Does Red Meat Really Cause Cancer?
For a long time, people have stayed away from red meat because they’ve heard it may cause cancer. Scientists have found indirect links, and it takes a little bit of work to figure out how red meat truly affects your risk for cancer. In the following article, we’ll look at some of the sources that talk about the link between red meat and cancer, and analyse them to determine the best way to incorporate moderate amounts of red meat into your diet.
What Is Red Meat?
Red meat is a type of meat that is dark in color both before and after cooking. A simple rule of thumb used by the USDA is that any meat that comes from a mammal is considered to be red meat. The most typical in our cuisine is beef, veal, or lamb. Even though the USDA is generally considered to be the last authority on all things food in America, many people debate about what actually constitutes red meat — some consider goose red meat, while others say that anything hunted from the wild, even a bird like pigeon, is red meat.
Another type of meat that has come under fire recently is processed meat — any kind of meat that is preserved (usually with salt) or flavored. The most common types of processed meats are hamburgers, bacon, hotdogs, salami, and any other type of meat that comes in a tube. While there are some diligent producers who use only the best cuts of meat in their processed meat products, many companies take the opportunity to skimp on quality by throwing any and everything into their hotdogs or salami.

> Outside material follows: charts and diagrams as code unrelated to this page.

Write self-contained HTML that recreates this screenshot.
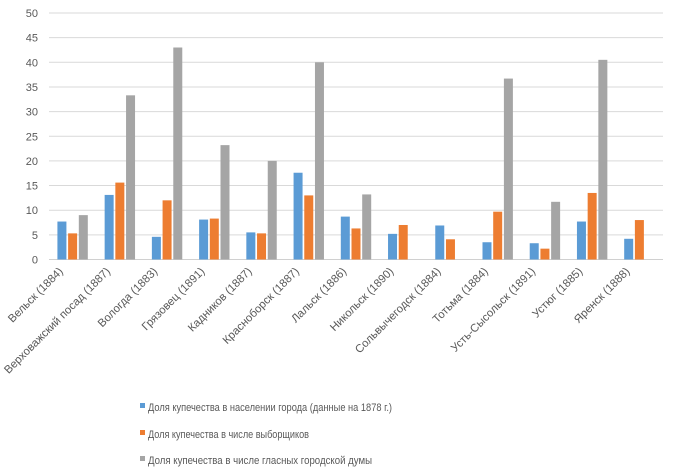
<!DOCTYPE html>
<html><head><meta charset="utf-8">
<style>
html,body{margin:0;padding:0;background:#fff;}
svg{display:block;font-family:"Liberation Sans","DejaVu Sans",sans-serif;}
</style></head>
<body>
<svg id="chart" width="677" height="469" viewBox="0 0 677 469">
<g id="grid"></g>
<g id="yaxis"></g>
<g id="bars"></g>
<g id="xaxis"></g>
<g id="legend"></g>
</svg>
<script>
const categories = ["Вельск (1884)","Верховажский посад (1887)","Вологда (1883)","Грязовец (1891)","Кадников (1887)","Красноборск (1887)","Лальск (1886)","Никольск (1890)","Сольвычегодск (1884)","Тотьма (1884)","Усть-Сысольск (1891)","Устюг (1885)","Яренск (1888)"];
const seriesPopulation = [7.7,13.1,4.6,8.1,5.5,17.6,8.7,5.2,6.9,3.5,3.3,7.7,4.2];
const seriesElectors = [5.3,15.6,12.0,8.3,5.3,13.0,6.3,7.0,4.1,9.7,2.2,13.5,8.0];
const seriesDuma = [9.0,33.3,43.0,23.2,20.0,40.0,13.2,null,null,36.7,11.7,40.5,null];
const yTicks = [0,5,10,15,20,25,30,35,40,45,50];
const seriesNames = ["Доля купечества в населении города (данные на 1878 г.)","Доля купечества в числе выборщиков","Доля купечества в числе гласных городской думы"];
const seriesColors = ["#5b9bd5","#ed7d31","#a5a5a5"];

const NS="http://www.w3.org/2000/svg";
const X0=49, X1=663, Y0=259.5, Y1=13, YMAX=50;
const bandW=(X1-X0)/categories.length;
function y(v){return Y0-(v/YMAX)*(Y0-Y1);}
function xc(i){return X0+bandW*(i+0.5);}
function mk(tag,attrs,parent){const e=document.createElementNS(NS,tag);for(const k in attrs)e.setAttribute(k,attrs[k]);parent.appendChild(e);return e;}

const grid=document.getElementById('grid'), yaxis=document.getElementById('yaxis');
yTicks.forEach(t=>{
  const l=mk('line',{x1:X0,x2:X1,y1:y(t),y2:y(t),stroke:t===0?'#d0d0d0':'#d9d9d9','stroke-width':1},grid);
  
  
  const tx=mk('text',{x:38,y:y(t)+4,'text-anchor':'end','font-size':11,fill:'#595959'},yaxis);
  tx.textContent=t;
  
  
});

const bars=document.getElementById('bars');
const all=[seriesPopulation,seriesElectors,seriesDuma];
const bw=9, gap=1.7;
categories.forEach((c,i)=>{
  all.forEach((s,k)=>{
    const v=s[i]; if(v==null) return;
    const x=xc(i)+(k-1)*(bw+gap)-bw/2;
    const r=mk('rect',{x:x,y:y(v),width:bw,height:Y0-y(v),fill:seriesColors[k]},bars);
    
    
  });
});

const xaxis=document.getElementById('xaxis');
categories.forEach((c,i)=>{
  const ax=xc(i)-9, ay=272;
  const t=mk('text',{x:ax,y:ay,'text-anchor':'end','font-size':11.3,fill:'#595959',transform:`rotate(-45 ${ax} ${ay})`},xaxis);
  t.textContent=c;
  
  
});

const legend=document.getElementById('legend');
const legY=[407,434,460];
seriesNames.forEach((n,k)=>{
  const r=mk('rect',{x:140,y:legY[k]-4,width:5,height:5,fill:seriesColors[k]},legend);
  
  
  const t=mk('text',{x:148,y:legY[k]+4,'font-size':11,fill:'#595959'},legend);
  t.textContent=n;
  const widths=[244,161,224];
  t.setAttribute('textLength',widths[k]);
  t.setAttribute('lengthAdjust','spacingAndGlyphs');
  
  
});
</script>
</body></html>
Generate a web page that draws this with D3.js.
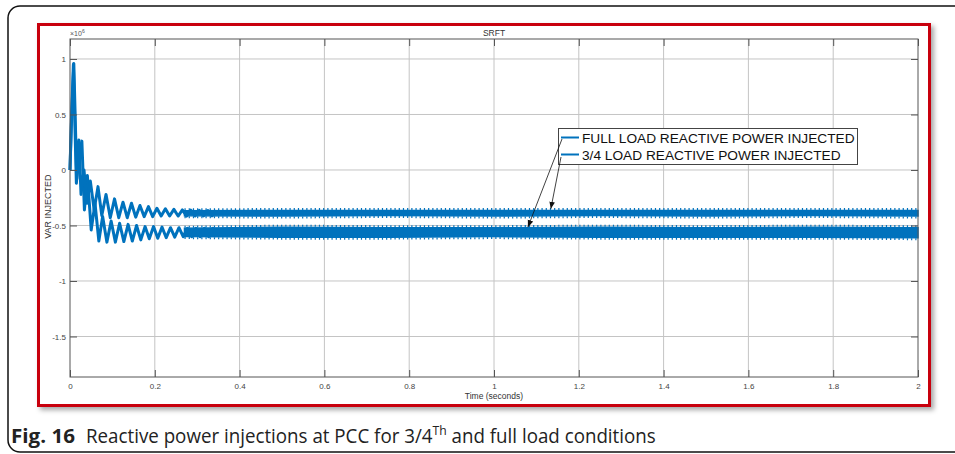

Red Meat vs. Processed Meat
Recently, the World Health Organization announced that their affiliate, the International Agency for Research on Cancer (IARC) had completed a study where they looked at both processed meat and red meat and evaluated them on their potentiality to cause cancer. After considering the results of the study, the IARC chose to name processed meat a carcinogen, and red meat a probable carcinogen.
A carcinogen is a substance that could potentially cause cancer. Other known carcinogens are asbestos and tobacco.